Return the material word for word. Do not include pictures.

# START OF Provided data

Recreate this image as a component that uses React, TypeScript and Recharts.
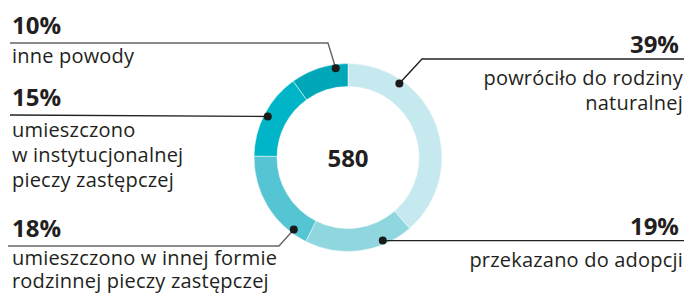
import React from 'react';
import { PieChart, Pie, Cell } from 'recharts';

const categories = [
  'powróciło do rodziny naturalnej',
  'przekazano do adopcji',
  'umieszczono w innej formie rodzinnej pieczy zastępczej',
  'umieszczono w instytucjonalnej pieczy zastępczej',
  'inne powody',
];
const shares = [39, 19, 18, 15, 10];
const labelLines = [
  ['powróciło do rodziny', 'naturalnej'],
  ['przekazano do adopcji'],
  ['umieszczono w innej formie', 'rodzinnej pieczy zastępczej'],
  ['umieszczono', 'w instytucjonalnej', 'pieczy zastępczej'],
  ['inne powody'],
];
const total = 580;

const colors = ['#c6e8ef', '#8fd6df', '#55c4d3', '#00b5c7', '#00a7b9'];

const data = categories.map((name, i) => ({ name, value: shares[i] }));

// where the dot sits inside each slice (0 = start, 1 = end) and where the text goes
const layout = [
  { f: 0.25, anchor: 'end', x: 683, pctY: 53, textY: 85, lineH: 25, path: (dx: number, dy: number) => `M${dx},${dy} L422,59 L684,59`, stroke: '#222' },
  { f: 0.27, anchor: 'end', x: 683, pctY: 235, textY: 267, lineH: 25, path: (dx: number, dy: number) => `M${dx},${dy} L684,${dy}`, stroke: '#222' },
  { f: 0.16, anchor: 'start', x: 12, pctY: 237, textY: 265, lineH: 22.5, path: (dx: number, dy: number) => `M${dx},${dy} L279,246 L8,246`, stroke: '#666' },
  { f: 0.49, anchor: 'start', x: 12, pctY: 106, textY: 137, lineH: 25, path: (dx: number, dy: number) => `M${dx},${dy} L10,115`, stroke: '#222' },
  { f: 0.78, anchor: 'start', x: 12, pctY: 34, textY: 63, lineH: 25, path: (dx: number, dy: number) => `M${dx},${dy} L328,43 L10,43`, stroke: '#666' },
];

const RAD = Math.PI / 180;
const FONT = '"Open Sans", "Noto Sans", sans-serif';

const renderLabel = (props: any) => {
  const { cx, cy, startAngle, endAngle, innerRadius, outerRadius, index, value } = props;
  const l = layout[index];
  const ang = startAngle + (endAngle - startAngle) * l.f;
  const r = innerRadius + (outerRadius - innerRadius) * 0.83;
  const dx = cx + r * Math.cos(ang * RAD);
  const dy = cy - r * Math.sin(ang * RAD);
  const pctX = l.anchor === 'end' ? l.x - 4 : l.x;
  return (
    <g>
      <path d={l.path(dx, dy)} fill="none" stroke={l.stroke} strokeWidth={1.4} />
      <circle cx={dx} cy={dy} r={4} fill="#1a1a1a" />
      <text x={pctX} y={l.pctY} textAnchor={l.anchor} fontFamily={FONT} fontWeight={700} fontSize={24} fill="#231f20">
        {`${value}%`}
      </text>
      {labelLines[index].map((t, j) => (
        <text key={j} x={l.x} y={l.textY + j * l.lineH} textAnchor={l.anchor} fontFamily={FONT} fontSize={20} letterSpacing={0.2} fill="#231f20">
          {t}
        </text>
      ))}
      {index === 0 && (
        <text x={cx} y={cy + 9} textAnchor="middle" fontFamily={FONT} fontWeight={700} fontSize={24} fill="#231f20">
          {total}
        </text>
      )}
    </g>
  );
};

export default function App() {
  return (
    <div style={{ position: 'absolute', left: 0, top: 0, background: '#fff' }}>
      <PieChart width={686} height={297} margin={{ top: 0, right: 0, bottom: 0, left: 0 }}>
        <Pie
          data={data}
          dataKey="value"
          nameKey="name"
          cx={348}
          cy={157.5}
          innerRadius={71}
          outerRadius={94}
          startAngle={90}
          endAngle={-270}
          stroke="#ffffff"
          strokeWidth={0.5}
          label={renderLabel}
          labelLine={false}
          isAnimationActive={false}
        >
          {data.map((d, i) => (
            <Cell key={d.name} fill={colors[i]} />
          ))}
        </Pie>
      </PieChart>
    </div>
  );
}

# END OF Provided data

- **Task solution**:
Recreate this image as a component that uses React, TypeScript and Recharts.
import React from 'react';
import { PieChart, Pie, Cell } from 'recharts';

const categories = [
  'powróciło do rodziny naturalnej',
  'przekazano do adopcji',
  'umieszczono w innej formie rodzinnej pieczy zastępczej',
  'umieszczono w instytucjonalnej pieczy zastępczej',
  'inne powody',
];
const shares = [39, 19, 18, 15, 10];
const labelLines = [
  ['powróciło do rodziny', 'naturalnej'],
  ['przekazano do adopcji'],
  ['umieszczono w innej formie', 'rodzinnej pieczy zastępczej'],
  ['umieszczono', 'w instytucjonalnej', 'pieczy zastępczej'],
  ['inne powody'],
];
const total = 580;

const colors = ['#c6e8ef', '#8fd6df', '#55c4d3', '#00b5c7', '#00a7b9'];

const data = categories.map((name, i) => ({ name, value: shares[i] }));

// where the dot sits inside each slice (0 = start, 1 = end) and where the text goes
const layout = [
  { f: 0.25, anchor: 'end', x: 683, pctY: 53, textY: 85, lineH: 25, path: (dx: number, dy: number) => `M${dx},${dy} L422,59 L684,59`, stroke: '#222' },
  { f: 0.27, anchor: 'end', x: 683, pctY: 235, textY: 267, lineH: 25, path: (dx: number, dy: number) => `M${dx},${dy} L684,${dy}`, stroke: '#222' },
  { f: 0.16, anchor: 'start', x: 12, pctY: 237, textY: 265, lineH: 22.5, path: (dx: number, dy: number) => `M${dx},${dy} L279,246 L8,246`, stroke: '#666' },
  { f: 0.49, anchor: 'start', x: 12, pctY: 106, textY: 137, lineH: 25, path: (dx: number, dy: number) => `M${dx},${dy} L10,115`, stroke: '#222' },
  { f: 0.78, anchor: 'start', x: 12, pctY: 34, textY: 63, lineH: 25, path: (dx: number, dy: number) => `M${dx},${dy} L328,43 L10,43`, stroke: '#666' },
];

const RAD = Math.PI / 180;
const FONT = '"Open Sans", "Noto Sans", sans-serif';

const renderLabel = (props: any) => {
  const { cx, cy, startAngle, endAngle, innerRadius, outerRadius, index, value } = props;
  const l = layout[index];
  const ang = startAngle + (endAngle - startAngle) * l.f;
  const r = innerRadius + (outerRadius - innerRadius) * 0.83;
  const dx = cx + r * Math.cos(ang * RAD);
  const dy = cy - r * Math.sin(ang * RAD);
  const pctX = l.anchor === 'end' ? l.x - 4 : l.x;
  return (
    <g>
      <path d={l.path(dx, dy)} fill="none" stroke={l.stroke} strokeWidth={1.4} />
      <circle cx={dx} cy={dy} r={4} fill="#1a1a1a" />
      <text x={pctX} y={l.pctY} textAnchor={l.anchor} fontFamily={FONT} fontWeight={700} fontSize={24} fill="#231f20">
        {`${value}%`}
      </text>
      {labelLines[index].map((t, j) => (
        <text key={j} x={l.x} y={l.textY + j * l.lineH} textAnchor={l.anchor} fontFamily={FONT} fontSize={20} letterSpacing={0.2} fill="#231f20">
          {t}
        </text>
      ))}
      {index === 0 && (
        <text x={cx} y={cy + 9} textAnchor="middle" fontFamily={FONT} fontWeight={700} fontSize={24} fill="#231f20">
          {total}
        </text>
      )}
    </g>
  );
};

export default function App() {
  return (
    <div style={{ position: 'absolute', left: 0, top: 0, background: '#fff' }}>
      <PieChart width={686} height={297} margin={{ top: 0, right: 0, bottom: 0, left: 0 }}>
        <Pie
          data={data}
          dataKey="value"
          nameKey="name"
          cx={348}
          cy={157.5}
          innerRadius={71}
          outerRadius={94}
          startAngle={90}
          endAngle={-270}
          stroke="#ffffff"
          strokeWidth={0.5}
          label={renderLabel}
          labelLine={false}
          isAnimationActive={false}
        >
          {data.map((d, i) => (
            <Cell key={d.name} fill={colors[i]} />
          ))}
        </Pie>
      </PieChart>
    </div>
  );
}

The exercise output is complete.